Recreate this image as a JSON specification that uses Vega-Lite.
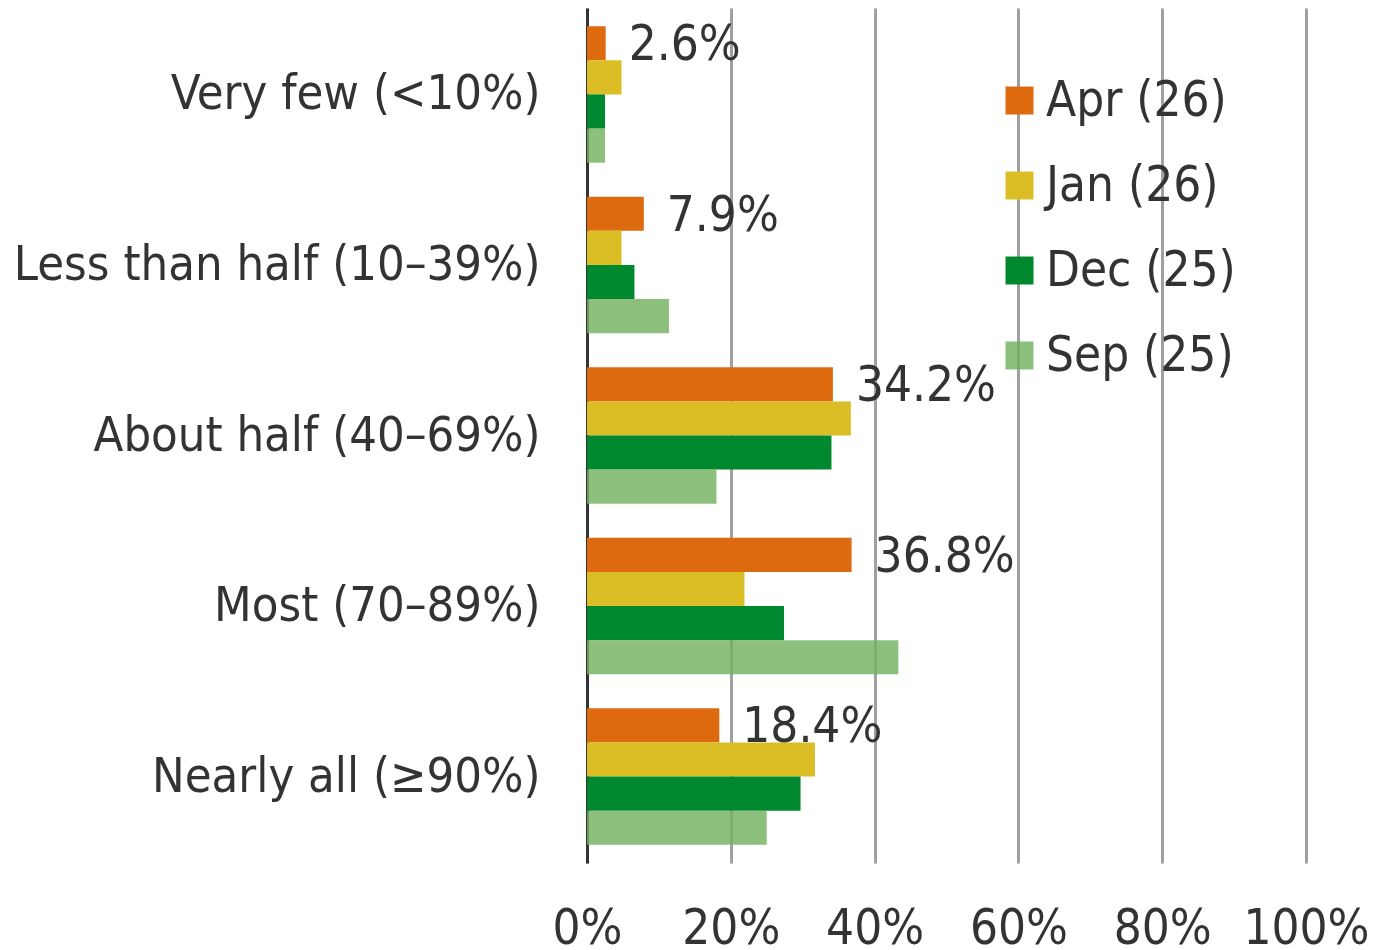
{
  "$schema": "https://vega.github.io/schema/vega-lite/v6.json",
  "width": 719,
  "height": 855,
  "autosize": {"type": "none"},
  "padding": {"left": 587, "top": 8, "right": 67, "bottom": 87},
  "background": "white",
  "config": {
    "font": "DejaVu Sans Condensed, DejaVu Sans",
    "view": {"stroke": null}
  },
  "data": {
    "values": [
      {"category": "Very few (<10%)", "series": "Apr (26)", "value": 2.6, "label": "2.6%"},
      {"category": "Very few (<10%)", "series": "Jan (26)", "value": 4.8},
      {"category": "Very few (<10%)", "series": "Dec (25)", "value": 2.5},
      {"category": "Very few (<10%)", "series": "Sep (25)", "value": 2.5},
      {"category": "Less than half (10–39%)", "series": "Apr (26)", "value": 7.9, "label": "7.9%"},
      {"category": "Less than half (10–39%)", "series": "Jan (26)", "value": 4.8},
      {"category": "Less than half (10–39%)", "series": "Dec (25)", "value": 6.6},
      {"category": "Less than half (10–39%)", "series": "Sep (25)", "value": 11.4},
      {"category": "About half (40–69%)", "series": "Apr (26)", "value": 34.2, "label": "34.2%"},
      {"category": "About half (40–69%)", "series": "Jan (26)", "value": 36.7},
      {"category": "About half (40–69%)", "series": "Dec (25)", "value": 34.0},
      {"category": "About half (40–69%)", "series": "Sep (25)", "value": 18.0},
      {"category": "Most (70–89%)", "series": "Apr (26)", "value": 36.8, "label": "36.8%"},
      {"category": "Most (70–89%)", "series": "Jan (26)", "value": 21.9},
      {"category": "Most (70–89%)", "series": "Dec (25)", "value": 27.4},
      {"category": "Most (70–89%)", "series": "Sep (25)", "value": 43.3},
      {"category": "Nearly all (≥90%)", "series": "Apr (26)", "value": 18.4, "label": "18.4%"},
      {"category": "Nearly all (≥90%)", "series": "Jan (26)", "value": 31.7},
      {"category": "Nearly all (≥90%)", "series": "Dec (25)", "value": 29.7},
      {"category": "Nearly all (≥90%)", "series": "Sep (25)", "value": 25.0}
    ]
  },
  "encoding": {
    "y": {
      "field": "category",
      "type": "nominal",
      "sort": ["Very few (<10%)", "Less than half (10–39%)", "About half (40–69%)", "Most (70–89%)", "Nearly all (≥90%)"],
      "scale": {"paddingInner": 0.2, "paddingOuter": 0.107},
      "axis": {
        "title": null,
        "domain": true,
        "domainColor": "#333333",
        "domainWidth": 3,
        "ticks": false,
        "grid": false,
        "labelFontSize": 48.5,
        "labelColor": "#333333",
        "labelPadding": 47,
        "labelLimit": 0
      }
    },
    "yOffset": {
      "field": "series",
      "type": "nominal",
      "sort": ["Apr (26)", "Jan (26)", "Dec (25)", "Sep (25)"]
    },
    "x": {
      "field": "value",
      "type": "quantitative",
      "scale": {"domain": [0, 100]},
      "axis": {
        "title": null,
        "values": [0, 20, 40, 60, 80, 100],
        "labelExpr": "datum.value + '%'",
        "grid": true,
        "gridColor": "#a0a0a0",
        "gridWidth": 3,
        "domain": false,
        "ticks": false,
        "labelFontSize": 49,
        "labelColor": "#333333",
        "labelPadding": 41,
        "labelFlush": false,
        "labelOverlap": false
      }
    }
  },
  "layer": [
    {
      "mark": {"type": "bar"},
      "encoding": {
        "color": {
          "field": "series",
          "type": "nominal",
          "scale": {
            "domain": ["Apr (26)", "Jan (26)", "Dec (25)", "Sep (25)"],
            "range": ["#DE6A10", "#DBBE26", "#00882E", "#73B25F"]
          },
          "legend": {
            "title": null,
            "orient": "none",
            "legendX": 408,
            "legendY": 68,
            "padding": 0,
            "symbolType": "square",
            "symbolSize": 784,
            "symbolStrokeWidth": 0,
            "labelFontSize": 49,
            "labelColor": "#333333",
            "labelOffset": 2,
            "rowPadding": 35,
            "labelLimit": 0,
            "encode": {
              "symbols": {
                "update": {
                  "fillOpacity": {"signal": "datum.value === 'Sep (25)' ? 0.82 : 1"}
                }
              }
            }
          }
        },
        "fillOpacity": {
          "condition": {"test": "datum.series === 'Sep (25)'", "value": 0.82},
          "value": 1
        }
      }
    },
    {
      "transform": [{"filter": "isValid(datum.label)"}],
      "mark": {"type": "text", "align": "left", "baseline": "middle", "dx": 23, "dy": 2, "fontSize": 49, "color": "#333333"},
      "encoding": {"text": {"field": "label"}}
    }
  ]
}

______

**Stated goal**
Copy out each line word for word, please, skipping the images.

**Full response**
Recreate this image as a JSON specification that uses Vega-Lite.
{
  "$schema": "https://vega.github.io/schema/vega-lite/v6.json",
  "width": 719,
  "height": 855,
  "autosize": {"type": "none"},
  "padding": {"left": 587, "top": 8, "right": 67, "bottom": 87},
  "background": "white",
  "config": {
    "font": "DejaVu Sans Condensed, DejaVu Sans",
    "view": {"stroke": null}
  },
  "data": {
    "values": [
      {"category": "Very few (<10%)", "series": "Apr (26)", "value": 2.6, "label": "2.6%"},
      {"category": "Very few (<10%)", "series": "Jan (26)", "value": 4.8},
      {"category": "Very few (<10%)", "series": "Dec (25)", "value": 2.5},
      {"category": "Very few (<10%)", "series": "Sep (25)", "value": 2.5},
      {"category": "Less than half (10–39%)", "series": "Apr (26)", "value": 7.9, "label": "7.9%"},
      {"category": "Less than half (10–39%)", "series": "Jan (26)", "value": 4.8},
      {"category": "Less than half (10–39%)", "series": "Dec (25)", "value": 6.6},
      {"category": "Less than half (10–39%)", "series": "Sep (25)", "value": 11.4},
      {"category": "About half (40–69%)", "series": "Apr (26)", "value": 34.2, "label": "34.2%"},
      {"category": "About half (40–69%)", "series": "Jan (26)", "value": 36.7},
      {"category": "About half (40–69%)", "series": "Dec (25)", "value": 34.0},
      {"category": "About half (40–69%)", "series": "Sep (25)", "value": 18.0},
      {"category": "Most (70–89%)", "series": "Apr (26)", "value": 36.8, "label": "36.8%"},
      {"category": "Most (70–89%)", "series": "Jan (26)", "value": 21.9},
      {"category": "Most (70–89%)", "series": "Dec (25)", "value": 27.4},
      {"category": "Most (70–89%)", "series": "Sep (25)", "value": 43.3},
      {"category": "Nearly all (≥90%)", "series": "Apr (26)", "value": 18.4, "label": "18.4%"},
      {"category": "Nearly all (≥90%)", "series": "Jan (26)", "value": 31.7},
      {"category": "Nearly all (≥90%)", "series": "Dec (25)", "value": 29.7},
      {"category": "Nearly all (≥90%)", "series": "Sep (25)", "value": 25.0}
    ]
  },
  "encoding": {
    "y": {
      "field": "category",
      "type": "nominal",
      "sort": ["Very few (<10%)", "Less than half (10–39%)", "About half (40–69%)", "Most (70–89%)", "Nearly all (≥90%)"],
      "scale": {"paddingInner": 0.2, "paddingOuter": 0.107},
      "axis": {
        "title": null,
        "domain": true,
        "domainColor": "#333333",
        "domainWidth": 3,
        "ticks": false,
        "grid": false,
        "labelFontSize": 48.5,
        "labelColor": "#333333",
        "labelPadding": 47,
        "labelLimit": 0
      }
    },
    "yOffset": {
      "field": "series",
      "type": "nominal",
      "sort": ["Apr (26)", "Jan (26)", "Dec (25)", "Sep (25)"]
    },
    "x": {
      "field": "value",
      "type": "quantitative",
      "scale": {"domain": [0, 100]},
      "axis": {
        "title": null,
        "values": [0, 20, 40, 60, 80, 100],
        "labelExpr": "datum.value + '%'",
        "grid": true,
        "gridColor": "#a0a0a0",
        "gridWidth": 3,
        "domain": false,
        "ticks": false,
        "labelFontSize": 49,
        "labelColor": "#333333",
        "labelPadding": 41,
        "labelFlush": false,
        "labelOverlap": false
      }
    }
  },
  "layer": [
    {
      "mark": {"type": "bar"},
      "encoding": {
        "color": {
          "field": "series",
          "type": "nominal",
          "scale": {
            "domain": ["Apr (26)", "Jan (26)", "Dec (25)", "Sep (25)"],
            "range": ["#DE6A10", "#DBBE26", "#00882E", "#73B25F"]
          },
          "legend": {
            "title": null,
            "orient": "none",
            "legendX": 408,
            "legendY": 68,
            "padding": 0,
            "symbolType": "square",
            "symbolSize": 784,
            "symbolStrokeWidth": 0,
            "labelFontSize": 49,
            "labelColor": "#333333",
            "labelOffset": 2,
            "rowPadding": 35,
            "labelLimit": 0,
            "encode": {
              "symbols": {
                "update": {
                  "fillOpacity": {"signal": "datum.value === 'Sep (25)' ? 0.82 : 1"}
                }
              }
            }
          }
        },
        "fillOpacity": {
          "condition": {"test": "datum.series === 'Sep (25)'", "value": 0.82},
          "value": 1
        }
      }
    },
    {
      "transform": [{"filter": "isValid(datum.label)"}],
      "mark": {"type": "text", "align": "left", "baseline": "middle", "dx": 23, "dy": 2, "fontSize": 49, "color": "#333333"},
      "encoding": {"text": {"field": "label"}}
    }
  ]
}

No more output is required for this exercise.